The better question is:
“Which content created qualified conversations?”
This is where CRM reporting matters. If neighborhood videos create more showing requests than generic listing graphics, the calendar should shift toward more neighborhood-led content. If seller education drives valuation requests, build more seller-focused sequences.
Where NOVACRM Fits Into the Calendar Workflow
A real estate social media calendar becomes much more valuable when it connects with lead management.
NOVACRM helps agents and teams centralize marketing activity, lead tracking, follow-up workflows, behavioral segmentation, and client communication. Instead of treating social engagement as isolated activity, agents can connect inquiries to contact records, reminders, nurture campaigns, and pipeline stages.
That matters because social media success is rarely one-touch. A prospect may watch a Reel, click a listing link, return through a branded search, submit a form, and respond to a follow-up message days later.
A connected real estate CRM software helps make that journey easier to manage.
Common Calendar Mistakes Realtors Should Avoid
A real estate social media calendar should create clarity, not more pressure.
Avoid these common mistakes:
1. Posting Only Listings
Listings matter, but a feed filled only with property posts often feels transactional. Balance listings with education, local content, and trust-building posts.
2. Ignoring Lead Capture
If your posts create interest but do not guide people to a next step, you lose potential inquiries.
3. Sending Traffic to Weak Pages
A slow page, generic CTA, or thin IDX page can reduce conversions even when the social campaign performs well.
4. Over-Automating Engagement
Scheduling posts is useful. Automating personal replies can damage trust. Keep relationship-building human.
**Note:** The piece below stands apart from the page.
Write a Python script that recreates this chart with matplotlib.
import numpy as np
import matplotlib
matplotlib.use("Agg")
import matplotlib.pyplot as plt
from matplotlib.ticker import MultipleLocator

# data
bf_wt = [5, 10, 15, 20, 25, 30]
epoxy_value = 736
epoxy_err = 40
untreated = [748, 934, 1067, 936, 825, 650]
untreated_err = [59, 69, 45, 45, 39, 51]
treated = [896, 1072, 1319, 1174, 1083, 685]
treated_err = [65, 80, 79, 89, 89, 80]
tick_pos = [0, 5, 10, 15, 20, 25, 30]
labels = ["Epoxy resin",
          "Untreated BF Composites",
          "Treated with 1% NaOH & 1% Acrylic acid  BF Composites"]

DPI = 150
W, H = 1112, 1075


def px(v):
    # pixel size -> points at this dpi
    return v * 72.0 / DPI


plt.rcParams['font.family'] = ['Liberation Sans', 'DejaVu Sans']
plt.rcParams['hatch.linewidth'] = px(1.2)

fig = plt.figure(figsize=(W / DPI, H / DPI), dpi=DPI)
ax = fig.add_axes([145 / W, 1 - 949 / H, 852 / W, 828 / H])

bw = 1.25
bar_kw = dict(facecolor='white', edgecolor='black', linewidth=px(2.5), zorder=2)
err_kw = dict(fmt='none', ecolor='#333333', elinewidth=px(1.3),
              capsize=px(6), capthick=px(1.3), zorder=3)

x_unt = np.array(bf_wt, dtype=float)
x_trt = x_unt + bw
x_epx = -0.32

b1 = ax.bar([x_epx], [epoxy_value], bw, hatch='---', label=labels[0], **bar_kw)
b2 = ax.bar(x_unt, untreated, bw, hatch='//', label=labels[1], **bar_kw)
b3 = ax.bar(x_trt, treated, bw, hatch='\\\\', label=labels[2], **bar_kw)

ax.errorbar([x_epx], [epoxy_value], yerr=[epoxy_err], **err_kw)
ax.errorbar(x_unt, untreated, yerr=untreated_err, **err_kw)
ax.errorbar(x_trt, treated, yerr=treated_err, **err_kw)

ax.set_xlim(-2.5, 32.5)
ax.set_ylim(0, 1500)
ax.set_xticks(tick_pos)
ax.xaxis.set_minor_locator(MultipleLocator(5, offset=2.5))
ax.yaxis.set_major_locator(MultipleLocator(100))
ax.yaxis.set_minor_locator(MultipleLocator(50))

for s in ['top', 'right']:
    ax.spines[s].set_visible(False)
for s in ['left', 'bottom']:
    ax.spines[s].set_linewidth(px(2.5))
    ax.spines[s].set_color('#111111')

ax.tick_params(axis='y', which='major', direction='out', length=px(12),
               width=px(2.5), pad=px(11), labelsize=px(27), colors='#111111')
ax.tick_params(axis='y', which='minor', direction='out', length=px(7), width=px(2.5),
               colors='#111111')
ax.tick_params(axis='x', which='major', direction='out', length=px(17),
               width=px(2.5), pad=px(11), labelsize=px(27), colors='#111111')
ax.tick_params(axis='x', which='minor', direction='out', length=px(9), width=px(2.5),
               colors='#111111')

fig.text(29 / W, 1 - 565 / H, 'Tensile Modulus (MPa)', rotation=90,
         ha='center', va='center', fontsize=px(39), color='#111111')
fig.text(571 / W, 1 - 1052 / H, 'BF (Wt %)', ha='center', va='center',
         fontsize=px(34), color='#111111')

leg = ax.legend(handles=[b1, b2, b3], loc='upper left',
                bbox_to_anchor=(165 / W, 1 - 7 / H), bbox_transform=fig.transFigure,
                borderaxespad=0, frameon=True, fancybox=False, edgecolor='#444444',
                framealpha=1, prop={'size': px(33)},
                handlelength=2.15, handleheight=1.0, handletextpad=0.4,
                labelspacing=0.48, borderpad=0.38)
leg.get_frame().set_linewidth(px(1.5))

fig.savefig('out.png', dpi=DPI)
5. Not Reviewing Performance
A calendar should evolve based on data. If certain topics consistently create DMs, saves, or appointments, they deserve more space in the calendar.
FAQ
1. What is a real estate social media calendar?
A real estate social media calendar is a planned schedule that organizes posts by topic, platform, audience, timing, and business goal. It helps agents post consistently while connecting content to lead generation and follow-up workflows.
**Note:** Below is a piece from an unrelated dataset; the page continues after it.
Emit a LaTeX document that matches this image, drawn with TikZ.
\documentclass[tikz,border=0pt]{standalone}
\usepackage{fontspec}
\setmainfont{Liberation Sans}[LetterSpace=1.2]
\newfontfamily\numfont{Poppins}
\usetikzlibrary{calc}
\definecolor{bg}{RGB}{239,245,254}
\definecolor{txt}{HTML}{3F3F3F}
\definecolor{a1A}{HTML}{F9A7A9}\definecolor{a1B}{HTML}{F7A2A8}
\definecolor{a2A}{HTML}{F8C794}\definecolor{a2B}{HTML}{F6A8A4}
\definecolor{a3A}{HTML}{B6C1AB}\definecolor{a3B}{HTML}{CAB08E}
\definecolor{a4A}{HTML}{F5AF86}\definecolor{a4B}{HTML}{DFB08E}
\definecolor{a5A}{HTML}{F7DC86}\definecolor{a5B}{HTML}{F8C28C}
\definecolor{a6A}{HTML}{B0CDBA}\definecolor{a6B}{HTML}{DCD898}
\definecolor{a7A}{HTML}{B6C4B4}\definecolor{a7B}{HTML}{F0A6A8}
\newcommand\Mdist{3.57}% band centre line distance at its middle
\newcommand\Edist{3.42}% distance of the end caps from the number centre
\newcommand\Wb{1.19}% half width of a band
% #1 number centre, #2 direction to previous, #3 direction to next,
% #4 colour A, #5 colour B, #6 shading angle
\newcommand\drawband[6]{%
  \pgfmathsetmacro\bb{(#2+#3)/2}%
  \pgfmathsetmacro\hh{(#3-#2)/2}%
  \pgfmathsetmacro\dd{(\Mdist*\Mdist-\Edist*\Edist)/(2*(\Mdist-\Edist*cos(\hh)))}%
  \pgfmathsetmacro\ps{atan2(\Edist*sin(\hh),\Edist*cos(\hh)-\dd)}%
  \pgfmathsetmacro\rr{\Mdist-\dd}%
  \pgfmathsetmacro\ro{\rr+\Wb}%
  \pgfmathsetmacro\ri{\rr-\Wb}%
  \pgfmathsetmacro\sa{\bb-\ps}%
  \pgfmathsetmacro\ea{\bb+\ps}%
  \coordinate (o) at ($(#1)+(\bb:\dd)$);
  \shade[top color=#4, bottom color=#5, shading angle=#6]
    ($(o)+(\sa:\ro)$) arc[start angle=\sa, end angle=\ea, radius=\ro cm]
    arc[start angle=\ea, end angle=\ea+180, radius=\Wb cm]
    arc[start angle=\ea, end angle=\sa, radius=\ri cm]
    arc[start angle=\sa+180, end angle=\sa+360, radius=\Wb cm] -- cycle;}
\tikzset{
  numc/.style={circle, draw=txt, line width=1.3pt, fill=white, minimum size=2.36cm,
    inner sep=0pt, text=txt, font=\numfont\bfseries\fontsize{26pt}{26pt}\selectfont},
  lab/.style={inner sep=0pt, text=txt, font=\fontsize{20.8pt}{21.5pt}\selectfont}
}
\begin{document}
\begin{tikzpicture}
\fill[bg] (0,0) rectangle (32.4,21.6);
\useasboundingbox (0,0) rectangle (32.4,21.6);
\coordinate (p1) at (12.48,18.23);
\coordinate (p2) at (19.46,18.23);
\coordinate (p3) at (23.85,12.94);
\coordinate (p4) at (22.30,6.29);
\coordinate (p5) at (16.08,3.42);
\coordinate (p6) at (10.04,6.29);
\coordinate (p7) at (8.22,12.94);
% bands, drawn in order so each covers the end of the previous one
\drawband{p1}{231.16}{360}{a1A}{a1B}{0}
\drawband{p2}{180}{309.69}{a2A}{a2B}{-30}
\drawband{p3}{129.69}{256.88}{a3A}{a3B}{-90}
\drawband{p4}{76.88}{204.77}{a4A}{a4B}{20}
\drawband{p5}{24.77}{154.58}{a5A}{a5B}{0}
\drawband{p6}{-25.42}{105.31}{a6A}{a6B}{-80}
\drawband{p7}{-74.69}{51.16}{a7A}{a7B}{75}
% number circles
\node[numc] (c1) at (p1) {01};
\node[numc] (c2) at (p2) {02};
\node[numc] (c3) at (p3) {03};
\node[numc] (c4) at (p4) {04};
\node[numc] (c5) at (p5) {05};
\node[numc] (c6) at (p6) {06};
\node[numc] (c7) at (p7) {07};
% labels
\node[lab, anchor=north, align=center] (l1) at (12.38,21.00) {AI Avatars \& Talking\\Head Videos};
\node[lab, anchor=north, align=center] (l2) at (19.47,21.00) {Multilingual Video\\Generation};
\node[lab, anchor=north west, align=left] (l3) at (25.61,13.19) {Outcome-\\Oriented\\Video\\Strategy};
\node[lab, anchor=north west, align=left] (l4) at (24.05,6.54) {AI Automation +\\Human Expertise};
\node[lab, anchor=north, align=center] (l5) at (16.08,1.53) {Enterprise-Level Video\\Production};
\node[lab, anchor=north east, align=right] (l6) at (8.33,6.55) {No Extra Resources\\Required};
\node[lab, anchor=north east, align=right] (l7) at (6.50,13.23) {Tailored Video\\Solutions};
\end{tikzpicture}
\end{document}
2. How often should realtors post on social media?
Most realtors can start with three to five strong posts per week, supported by Stories or short updates. Consistency and relevance matter more than posting every day without strategy.
3. What should be included in a realtor social media calendar?
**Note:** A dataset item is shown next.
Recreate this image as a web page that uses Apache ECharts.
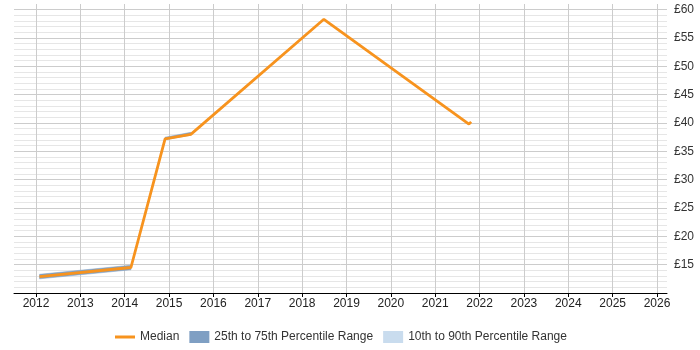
<!DOCTYPE html>
<html>
<head>
<meta charset="utf-8">
<script src="https://cdn.jsdelivr.net/npm/echarts@6/dist/echarts.min.js"></script>
<style>html,body{margin:0;padding:0;background:#fff}#c{width:700px;height:350px}</style>
</head>
<body>
<div id="c"></div>
<script>
// Median line
const years = [2012.08, 2014.14, 2014.91, 2015.49, 2018.49, 2021.76, 2021.81];
const median = [12.9, 14.5, 37.2, 38.0, 58.3, 39.8, 40.2];
// 25th-75th percentile band (null = gap)
const bandYears = [2012.08, 2014.14, 2014.5, 2014.91, 2015.49];
const p25 = [12.5, 14.1, null, 37.05, 37.85];
const p75 = [13.3, 14.9, null, 37.5, 38.35];
// axis ticks
const xTicks = [2012, 2013, 2014, 2015, 2016, 2017, 2018, 2019, 2020, 2021, 2022, 2023, 2024, 2025, 2026];
const yLabels = [15, 20, 25, 30, 35, 40, 45, 50, 55, 60];

const bandSegs = [];
for (let i = 0; i < bandYears.length - 1; i++) {
  if (p25[i] != null && p25[i + 1] != null) {
    bandSegs.push([bandYears[i], p25[i], p75[i], bandYears[i + 1], p25[i + 1], p75[i + 1]]);
  }
}

const font = "'Liberation Sans', Arial, sans-serif";
const Y_MIN = 10, Y_MAX = 61;
const chart = echarts.init(document.getElementById('c'), null, {renderer: 'canvas'});
chart.setOption({
  animation: false,
  textStyle: {fontFamily: font},
  grid: [
    {left: 36, right: 43, top: 4, bottom: 57},
    {left: 14, right: 33, top: 4, bottom: 57}
  ],
  legend: {
    top: 326, left: 110, itemGap: 10, itemWidth: 20, itemHeight: 12,
    textStyle: {fontSize: 12, color: '#333', fontFamily: font},
    data: [
      {name: 'Median', icon: 'path://M0,0 L0.01,0 L0,0.01 Z M0,4.5 L20,4.5 L20,7.5 L0,7.5 Z M0,12 L0.01,12 L0,11.99 Z'},
      {name: '25th to 75th Percentile Range', icon: 'rect'},
      {name: '10th to 90th Percentile Range', icon: 'rect'}
    ]
  },
  xAxis: [
    {
      gridIndex: 0, type: 'value', min: xTicks[0], max: xTicks[xTicks.length - 1], interval: 1,
      axisLine: {show: false},
      axisTick: {show: true, length: 4, lineStyle: {color: '#000'}},
      axisLabel: {margin: 5, fontSize: 12, color: '#222', fontFamily: font, showMinLabel: true, showMaxLabel: true,
        formatter: v => (xTicks.indexOf(v) >= 0 ? String(v) : '')},
      splitLine: {show: true, lineStyle: {color: '#cccccc', width: 1}}
    },
    {
      gridIndex: 1, type: 'value', min: 0, max: 1,
      axisLine: {show: true, lineStyle: {color: '#000', width: 1}},
      axisTick: {show: false}, axisLabel: {show: false}, splitLine: {show: false}
    }
  ],
  yAxis: [
    {
      gridIndex: 0, type: 'value', min: Y_MIN, max: Y_MAX, show: false,
      splitLine: {show: false}
    },
    {
      gridIndex: 1, type: 'value', position: 'right', min: Y_MIN, max: Y_MAX, interval: 1,
      axisLine: {show: false}, axisTick: {show: false},
      axisLabel: {
        margin: 7, fontSize: 12, color: '#333', fontFamily: font,
        formatter: v => (yLabels.indexOf(v) >= 0 ? '£' + v : '')
      },
      splitLine: {show: true, showMaxLine: false, lineStyle: {color: ['#cccccc', '#e6e6e6', '#e6e6e6', '#e6e6e6', '#e6e6e6'], width: 1}}
    }
  ],
  series: [
    {
      name: '25th to 75th Percentile Range', type: 'custom', xAxisIndex: 0, yAxisIndex: 0,
      color: '#7f9fc3', silent: true,
      encode: {x: [0, 3], y: [1, 2, 4, 5]},
      renderItem: (params, api) => {
        const a = api.coord([api.value(0), api.value(1)]);
        const b = api.coord([api.value(3), api.value(4)]);
        const c = api.coord([api.value(3), api.value(5)]);
        const d = api.coord([api.value(0), api.value(2)]);
        return {type: 'polygon', shape: {points: [a, b, c, d]}, style: {fill: '#7f9fc3', stroke: '#7f9fc3', lineWidth: 0.5}};
      },
      data: bandSegs
    },
    {
      name: '10th to 90th Percentile Range', type: 'line', xAxisIndex: 0, yAxisIndex: 0,
      color: '#c9dcee', symbol: 'none', data: []
    },
    {
      name: 'Median', type: 'line', xAxisIndex: 0, yAxisIndex: 0, symbol: 'none', color: '#f7931e',
      lineStyle: {color: '#f7931e', width: 2.8},
      data: years.map((x, i) => [x, median[i]])
    }
  ]
});
</script>
</body>
</html>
A realtor social media calendar should include educational content, market updates, listing posts, neighborhood content, client stories, video content, lead generation campaigns, and engagement prompts.
4. How far ahead should agents plan social media content?
Planning one month ahead works well for themes and campaigns. Weekly batching works best for execution because listings, market conditions, and client activity can change quickly.
5. How does a social media calendar help generate real estate leads?
A calendar helps generate leads by keeping agents visible, creating consistent buyer and seller education, guiding traffic to landing pages, and supporting CRM follow-up workflows that turn engagement into appointments.
Final Thoughts
A real estate social media calendar is not just a productivity tool. It is a visibility, trust, and lead generation system.
When planned correctly, it helps agents show up consistently, educate prospects, promote listings with context, strengthen local authority, and connect social engagement to CRM workflows.
The agents who win with social media are not always the ones posting the most. They are the ones posting with the clearest system.
A strong calendar gives every post a purpose. It connects content to the buyer journey. It sends traffic to better pages. It helps capture leads. It supports follow-up. It creates consistency without daily chaos.
That is how a social media calendar for real estate becomes more than a schedule.
It becomes a repeatable client acquisition workflow.